Disappointed cows find themselves minced and in the freezer. Every time the sky darkens I hang out my washing, but to no avail. Twelve weeks.
Normally I would be getting into my dusty waka and heading for school. I now have two mokopuna at Central Hawke’s Bay College. Happy grandmother. However, with teenagers comes a new deposit into my worry account. Driving. My ability to worry has been perfected over the years and no whanau member has been exempt.
Years ago we were at a market at the Waipukurau Civic Theatre. It was quite the day. Sir Juke was playing, a film running, the stall holders doing a roaring trade. We had settled in for the afternoon, settled until I looked around and couldn’t see the then eight-year-old Kate.
I called, I looked, pace and heart quickened, I fought the rising panic, tried to inject my racing mind with common sense, but it was having none of it.
Kate was nowhere to be seen. There was only one thing for it; I would have to stop the movie. Bambi paused mid gambol, the lights went on, the call went out but no response. Next target, the band and my quavering voice across the airways. People, strangers and friends alike, heeded the call, the search was on. Police arrived.
I rang my friend Cathy Pharazyn. “She’s gone,” I whispered, “she’s been taken.”
“No she hasn’t,” came the bright reply, “she’s with me!”
Kate had told me, I hadn’t heard. I was talking. Typical.
Yesterday I waved out to Florence coming home from work, but it wasn’t Florence it was her daughter Danielle in the driving seat. Beaming. Her driving instructor father beside her. She is in the best hands, but I on the other hand better buckle up. It could be a bumpy ride for poor old worry wart me.

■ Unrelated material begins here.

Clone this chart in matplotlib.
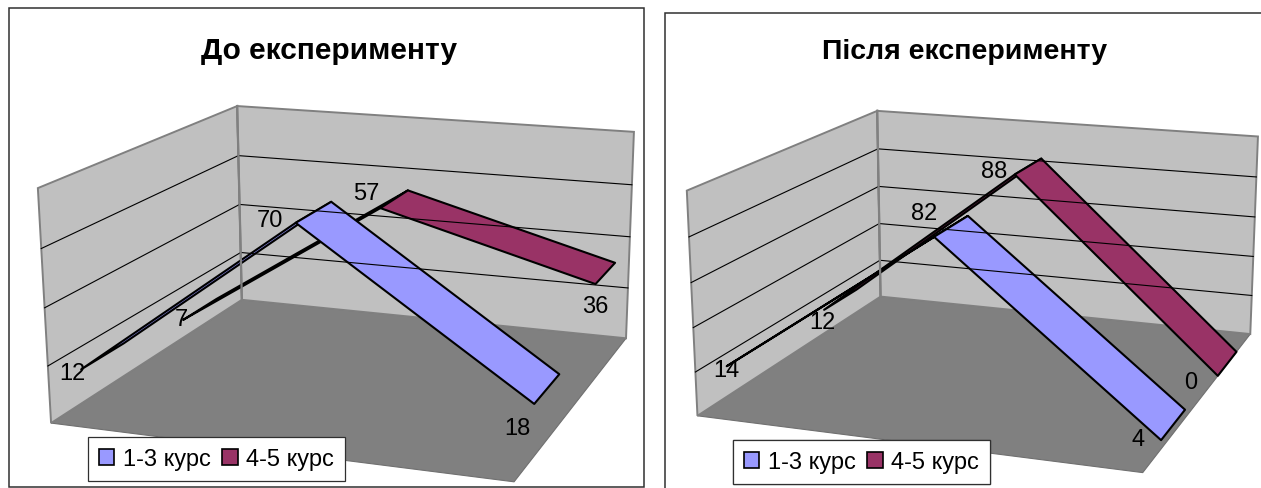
import numpy as np
import matplotlib
matplotlib.use("Agg")
import matplotlib.pyplot as plt
from matplotlib.patches import Patch, Polygon, Rectangle

plt.rcParams["font.family"] = ["Liberation Sans", "DejaVu Sans"]

# percent of students per level, three categories each
before_junior = [12, 70, 18]
before_senior = [7, 57, 36]
after_junior = [14, 82, 4]
after_senior = [12, 88, 0]
series_names = ["1-3 курс", "4-5 курс"]
titles = ["До експерименту", "Після експерименту"]

BLUE = "#9999FF"
MAROON = "#993366"
WALL = "#C0C0C0"
FLOOR = "#808080"

# depth slots of the two ribbons, back one first
senior_depth = (0.155, 0.35)
junior_depth = (0.66, 0.86)


def fit_camera(box):
    # projective camera from box corners (unit cube) to pixels
    rows, rhs = [], []
    for (x, y, z), (u, v) in box:
        rows.append([x, y, z, 1, 0, 0, 0, 0, -u * x, -u * y, -u * z])
        rows.append([0, 0, 0, 0, x, y, z, 1, -v * x, -v * y, -v * z])
        rhs += [u, v]
    p = np.linalg.lstsq(np.array(rows, float), np.array(rhs, float), rcond=None)[0]
    return np.append(p, 1.0).reshape(3, 4)


def project(cam, x, y, z):
    h = cam @ np.array([x, y, z, 1.0])
    return h[0] / h[2], h[1] / h[2]


def draw_ribbon(ax, cam, values, depth, zmax, color):
    xs = np.linspace(0, 1, len(values))
    for i in range(len(values) - 1):
        quad = [
            project(cam, xs[i], depth[0], values[i] / zmax),
            project(cam, xs[i + 1], depth[0], values[i + 1] / zmax),
            project(cam, xs[i + 1], depth[1], values[i + 1] / zmax),
            project(cam, xs[i], depth[1], values[i] / zmax),
        ]
        ax.add_patch(Polygon(quad, fc=color, ec="black", lw=1.5, joinstyle="round"))


def draw_chart(ax, corners, zmax, step, junior, senior, title, title_xy, title_size,
               legend_box, nudges):
    box = [((0, 0, 0), corners["back"]), ((1, 0, 0), corners["right"]),
           ((0, 1, 0), corners["left"]), ((1, 1, 0), corners["front"]),
           ((0, 0, 1), corners["back_top"]), ((1, 0, 1), corners["right_top"]),
           ((0, 1, 1), corners["left_top"])]
    cam = fit_camera(box)

    ax.add_patch(Polygon([project(cam, 0, 0, 0), project(cam, 1, 0, 0),
                          project(cam, 1, 1, 0), project(cam, 0, 1, 0)],
                         fc=FLOOR, ec="#707070", lw=0.8))
    for wall in ([(0, 1), (0, 0)], [(0, 0), (1, 0)]):
        a, b = wall
        pts = [project(cam, *a, 0), project(cam, *b, 0), project(cam, *b, 1), project(cam, *a, 1)]
        ax.add_patch(Polygon(pts, fc=WALL, ec="#808080", lw=1.4))

    # gridlines on both walls
    for val in np.arange(step, zmax, step):
        z = val / zmax
        pts = [project(cam, 0, 1, z), project(cam, 0, 0, z), project(cam, 1, 0, z)]
        ax.plot(*zip(*pts), color="black", lw=0.8, solid_joinstyle="miter")
    ax.plot(*zip(project(cam, 0, 0, 0), project(cam, 0, 0, 1)), color="#808080", lw=1.6)

    draw_ribbon(ax, cam, senior, senior_depth, zmax, MAROON)
    draw_ribbon(ax, cam, junior, junior_depth, zmax, BLUE)

    xs = np.linspace(0, 1, 3)
    k = 0
    for values, depth in ((junior, junior_depth), (senior, senior_depth)):
        for x, val in zip(xs, values):
            px, py = project(cam, x, np.mean(depth), val / zmax)
            ax.text(px + nudges[k][0], py + nudges[k][1], str(val), fontsize=17,
                    ha="center", va="center", color="black")
            k += 1

    ax.text(title_xy[0], title_xy[1], title, fontsize=title_size, fontweight="bold",
            ha="center", va="center")

    # legend frame and keys
    x0, y0, x1, y1 = legend_box
    handles = [Patch(fc=BLUE, ec="black", lw=1.2), Patch(fc=MAROON, ec="black", lw=1.2)]
    leg = ax.legend(handles, series_names, ncol=2, loc="center",
                    bbox_to_anchor=((x0 + x1) / 2, (y0 + y1) / 2),
                    bbox_transform=ax.transData, fontsize=17, fancybox=False,
                    edgecolor="#303030", framealpha=1, borderpad=0.46, handlelength=0.65,
                    handleheight=0.68, handletextpad=0.35, columnspacing=0.5, borderaxespad=0)
    leg.get_frame().set_linewidth(0.9)
    ax.add_artist(leg)


fig = plt.figure(figsize=(12.61, 4.89), dpi=100)
ax = fig.add_axes([0, 0, 1, 1])
ax.set_xlim(0, 1261)
ax.set_ylim(489, 0)
ax.axis("off")

# outer chart frames; the second one runs past the edge of the sheet
ax.add_patch(Rectangle((8.5, 9), 635.5, 479, fc="white", ec="#303030", lw=1.1))
ax.add_patch(Rectangle((665, 14), 640, 520, fc="white", ec="#303030", lw=1.1))

left_box = dict(back=(242, 301), right=(626, 339), left=(51, 424), front=(514, 483),
                back_top=(237, 107), right_top=(634, 133), left_top=(38, 189))
right_box = dict(back=(881, 297), right=(1250, 336), left=(697, 417), front=(1143, 473),
                 back_top=(877, 112), right_top=(1258, 137), left_top=(687, 192))

draw_chart(ax, left_box, 80, 20, before_junior, before_senior, titles[0], (329, 51), 21.5,
           (88, 438, 345, 482),
           [(-31, 17), (-44, 8), (-30, 39), (-19, 10), (-28, -6), (-10, 33)])
draw_chart(ax, right_box, 100, 20, after_junior, after_senior, titles[1], (965, 52), 20.5,
           (733, 441, 990, 485),
           [(-21, 17), (-27, -13), (-35, 14), (-18, 22), (-34, 5), (-37, 18)])

fig.savefig("out.png", dpi=100)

Well I guess it’s time for me to wander through my new day. Beginning with Danny’s birthday. We gathered differently. All twenty of us stood in a huge circle in the basin. Ten metres apart. Placing our gifts in the middle of the paddock we sang our birthday wishes and slipped back into our allocated corners of the farm.
I have bottled peaches and pears, cracked last years’ walnuts and might even tackle that book I started writing six years ago. I will reorganise, de-clutter and read. I will mulch, compost, prepare winter garden beds and record some stories.
I will keep in contact with my precious family and friends, my precious kids from school, and hope that it won’t be too long before we are allowed to hug again.
He waka eke noa … We are all in this together. Aroha tino nui ki a koutou.